---- RECORDED DATA

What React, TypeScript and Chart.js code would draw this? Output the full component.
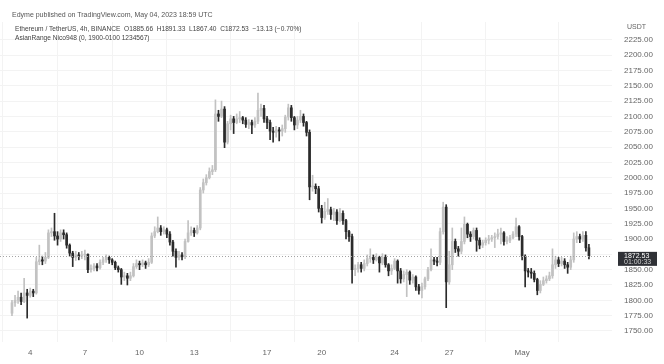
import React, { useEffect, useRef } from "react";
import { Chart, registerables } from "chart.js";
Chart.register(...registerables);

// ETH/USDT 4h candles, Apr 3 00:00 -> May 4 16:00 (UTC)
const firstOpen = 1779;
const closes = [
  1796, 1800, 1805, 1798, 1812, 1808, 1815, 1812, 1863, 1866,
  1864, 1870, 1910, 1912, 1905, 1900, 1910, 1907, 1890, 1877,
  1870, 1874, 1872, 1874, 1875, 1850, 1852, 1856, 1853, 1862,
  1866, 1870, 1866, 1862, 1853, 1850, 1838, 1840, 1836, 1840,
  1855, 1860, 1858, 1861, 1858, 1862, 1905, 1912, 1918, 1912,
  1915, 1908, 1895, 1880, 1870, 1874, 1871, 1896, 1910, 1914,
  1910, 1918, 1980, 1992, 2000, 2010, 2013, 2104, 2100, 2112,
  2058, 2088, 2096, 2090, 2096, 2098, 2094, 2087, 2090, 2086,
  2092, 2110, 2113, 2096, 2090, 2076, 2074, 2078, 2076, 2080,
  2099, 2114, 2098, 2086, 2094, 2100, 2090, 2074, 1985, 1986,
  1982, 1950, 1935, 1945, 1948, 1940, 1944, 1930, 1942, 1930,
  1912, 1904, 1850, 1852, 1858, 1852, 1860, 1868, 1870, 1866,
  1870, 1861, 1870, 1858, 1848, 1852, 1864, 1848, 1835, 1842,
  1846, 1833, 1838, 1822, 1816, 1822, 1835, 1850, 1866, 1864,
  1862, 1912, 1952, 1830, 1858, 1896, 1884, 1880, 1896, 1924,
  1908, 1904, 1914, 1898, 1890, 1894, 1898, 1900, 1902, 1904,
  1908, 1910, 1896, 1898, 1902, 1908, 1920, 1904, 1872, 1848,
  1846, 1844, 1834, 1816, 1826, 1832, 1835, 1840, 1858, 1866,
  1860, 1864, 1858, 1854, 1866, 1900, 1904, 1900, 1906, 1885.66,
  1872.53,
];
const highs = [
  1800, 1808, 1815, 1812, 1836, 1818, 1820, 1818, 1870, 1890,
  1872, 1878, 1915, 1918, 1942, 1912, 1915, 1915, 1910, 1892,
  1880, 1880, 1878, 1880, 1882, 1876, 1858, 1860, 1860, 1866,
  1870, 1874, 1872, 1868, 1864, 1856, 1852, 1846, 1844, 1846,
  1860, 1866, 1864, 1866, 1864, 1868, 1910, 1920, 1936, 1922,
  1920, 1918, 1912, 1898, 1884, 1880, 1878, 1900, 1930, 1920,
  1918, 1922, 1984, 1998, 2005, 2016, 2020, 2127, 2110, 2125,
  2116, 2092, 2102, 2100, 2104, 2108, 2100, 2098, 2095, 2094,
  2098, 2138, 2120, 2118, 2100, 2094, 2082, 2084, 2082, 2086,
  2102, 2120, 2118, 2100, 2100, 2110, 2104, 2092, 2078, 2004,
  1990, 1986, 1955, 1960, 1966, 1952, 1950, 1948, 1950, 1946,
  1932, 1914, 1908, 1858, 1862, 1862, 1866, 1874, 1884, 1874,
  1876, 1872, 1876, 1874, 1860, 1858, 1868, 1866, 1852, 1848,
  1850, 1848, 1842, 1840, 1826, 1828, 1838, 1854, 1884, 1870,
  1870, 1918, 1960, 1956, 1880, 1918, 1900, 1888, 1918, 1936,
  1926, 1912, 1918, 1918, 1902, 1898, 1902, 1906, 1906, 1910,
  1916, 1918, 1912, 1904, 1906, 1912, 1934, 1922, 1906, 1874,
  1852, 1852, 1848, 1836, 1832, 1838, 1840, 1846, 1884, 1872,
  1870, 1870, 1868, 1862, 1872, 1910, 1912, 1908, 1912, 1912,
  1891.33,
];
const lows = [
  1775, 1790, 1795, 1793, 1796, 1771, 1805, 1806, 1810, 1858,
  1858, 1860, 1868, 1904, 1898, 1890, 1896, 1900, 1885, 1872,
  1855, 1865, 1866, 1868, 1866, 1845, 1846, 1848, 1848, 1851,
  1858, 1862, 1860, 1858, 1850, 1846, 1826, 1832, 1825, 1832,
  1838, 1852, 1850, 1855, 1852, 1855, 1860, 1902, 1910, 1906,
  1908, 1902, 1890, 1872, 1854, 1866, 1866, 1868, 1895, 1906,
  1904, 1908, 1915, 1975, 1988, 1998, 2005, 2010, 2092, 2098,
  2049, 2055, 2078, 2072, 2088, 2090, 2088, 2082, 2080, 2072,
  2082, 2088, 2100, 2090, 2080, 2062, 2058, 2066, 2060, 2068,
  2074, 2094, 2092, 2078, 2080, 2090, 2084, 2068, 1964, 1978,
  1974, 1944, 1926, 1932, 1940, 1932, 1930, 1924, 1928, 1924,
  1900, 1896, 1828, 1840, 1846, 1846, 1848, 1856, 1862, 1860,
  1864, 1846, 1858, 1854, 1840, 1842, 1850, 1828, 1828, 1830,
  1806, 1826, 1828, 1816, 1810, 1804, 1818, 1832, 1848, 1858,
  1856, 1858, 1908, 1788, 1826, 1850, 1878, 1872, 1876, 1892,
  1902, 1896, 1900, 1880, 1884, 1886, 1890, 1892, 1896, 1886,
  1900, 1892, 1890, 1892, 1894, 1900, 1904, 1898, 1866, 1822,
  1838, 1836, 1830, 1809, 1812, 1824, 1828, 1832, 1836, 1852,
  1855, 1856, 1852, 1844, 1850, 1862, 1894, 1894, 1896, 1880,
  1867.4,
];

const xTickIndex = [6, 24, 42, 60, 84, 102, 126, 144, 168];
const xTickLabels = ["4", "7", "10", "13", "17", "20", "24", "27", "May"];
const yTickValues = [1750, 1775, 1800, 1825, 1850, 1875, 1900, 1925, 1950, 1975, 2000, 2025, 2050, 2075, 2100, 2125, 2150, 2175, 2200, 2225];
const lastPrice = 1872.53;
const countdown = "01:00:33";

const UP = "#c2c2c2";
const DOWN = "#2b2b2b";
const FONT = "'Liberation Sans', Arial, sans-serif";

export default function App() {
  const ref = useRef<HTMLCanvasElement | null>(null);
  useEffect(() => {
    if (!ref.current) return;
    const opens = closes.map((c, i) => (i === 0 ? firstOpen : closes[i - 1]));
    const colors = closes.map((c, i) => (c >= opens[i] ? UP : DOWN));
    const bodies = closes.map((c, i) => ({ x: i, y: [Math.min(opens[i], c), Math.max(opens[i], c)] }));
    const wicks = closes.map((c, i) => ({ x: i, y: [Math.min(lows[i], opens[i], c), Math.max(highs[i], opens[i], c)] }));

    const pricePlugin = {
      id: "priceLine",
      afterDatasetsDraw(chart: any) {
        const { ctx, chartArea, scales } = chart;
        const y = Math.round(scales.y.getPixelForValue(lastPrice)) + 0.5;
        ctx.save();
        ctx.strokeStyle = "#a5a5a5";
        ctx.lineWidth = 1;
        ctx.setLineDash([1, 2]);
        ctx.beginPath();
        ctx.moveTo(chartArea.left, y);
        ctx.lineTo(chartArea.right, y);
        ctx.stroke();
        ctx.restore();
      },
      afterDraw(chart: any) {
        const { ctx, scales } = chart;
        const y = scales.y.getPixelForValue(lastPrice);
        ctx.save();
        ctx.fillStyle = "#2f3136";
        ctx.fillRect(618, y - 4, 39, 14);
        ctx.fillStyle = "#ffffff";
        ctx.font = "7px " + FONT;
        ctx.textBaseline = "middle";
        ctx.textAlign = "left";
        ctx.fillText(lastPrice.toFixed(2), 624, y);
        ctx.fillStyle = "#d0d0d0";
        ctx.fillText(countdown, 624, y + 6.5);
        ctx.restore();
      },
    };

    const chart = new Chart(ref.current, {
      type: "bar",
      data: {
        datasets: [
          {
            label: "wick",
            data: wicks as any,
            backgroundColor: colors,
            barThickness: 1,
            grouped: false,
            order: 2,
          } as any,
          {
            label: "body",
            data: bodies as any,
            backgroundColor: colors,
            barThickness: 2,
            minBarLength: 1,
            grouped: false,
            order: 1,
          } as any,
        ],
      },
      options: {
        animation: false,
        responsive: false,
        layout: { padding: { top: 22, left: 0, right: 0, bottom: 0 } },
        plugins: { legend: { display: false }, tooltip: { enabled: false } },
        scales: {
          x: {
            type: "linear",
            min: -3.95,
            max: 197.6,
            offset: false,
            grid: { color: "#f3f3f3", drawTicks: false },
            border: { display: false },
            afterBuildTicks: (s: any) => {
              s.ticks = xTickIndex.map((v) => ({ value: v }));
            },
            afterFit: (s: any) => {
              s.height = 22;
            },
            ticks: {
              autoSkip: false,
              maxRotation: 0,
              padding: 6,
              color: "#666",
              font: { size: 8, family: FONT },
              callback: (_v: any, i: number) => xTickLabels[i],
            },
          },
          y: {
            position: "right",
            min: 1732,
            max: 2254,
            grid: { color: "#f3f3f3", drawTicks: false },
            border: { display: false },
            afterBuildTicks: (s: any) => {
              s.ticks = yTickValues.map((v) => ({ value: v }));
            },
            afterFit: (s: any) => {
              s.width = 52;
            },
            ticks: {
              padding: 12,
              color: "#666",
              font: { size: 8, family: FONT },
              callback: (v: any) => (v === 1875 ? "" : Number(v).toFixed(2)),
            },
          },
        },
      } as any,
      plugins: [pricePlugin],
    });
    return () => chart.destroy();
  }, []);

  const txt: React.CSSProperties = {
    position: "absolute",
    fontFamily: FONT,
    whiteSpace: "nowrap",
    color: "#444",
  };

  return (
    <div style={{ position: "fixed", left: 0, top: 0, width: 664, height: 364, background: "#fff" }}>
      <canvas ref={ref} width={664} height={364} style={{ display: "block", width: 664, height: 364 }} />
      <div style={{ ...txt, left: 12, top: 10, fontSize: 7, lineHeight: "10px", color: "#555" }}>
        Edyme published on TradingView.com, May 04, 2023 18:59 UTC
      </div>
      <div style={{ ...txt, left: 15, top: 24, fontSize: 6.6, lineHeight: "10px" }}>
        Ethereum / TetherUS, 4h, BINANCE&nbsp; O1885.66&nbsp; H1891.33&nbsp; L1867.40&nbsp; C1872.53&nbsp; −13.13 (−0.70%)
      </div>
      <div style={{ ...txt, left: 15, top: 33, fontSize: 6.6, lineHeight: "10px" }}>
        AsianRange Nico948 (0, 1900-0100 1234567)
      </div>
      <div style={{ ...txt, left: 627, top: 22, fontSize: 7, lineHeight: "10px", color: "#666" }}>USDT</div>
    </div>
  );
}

--------

TASK REQUIREMENTS: Repeat, exactly and in full, each line from the start of the data to the line that contains "Chart.register(...registerables);". Pictures do not go in.

THE SOLUTION:
What React, TypeScript and Chart.js code would draw this? Output the full component.
import React, { useEffect, useRef } from "react";
import { Chart, registerables } from "chart.js";
Chart.register(...registerables);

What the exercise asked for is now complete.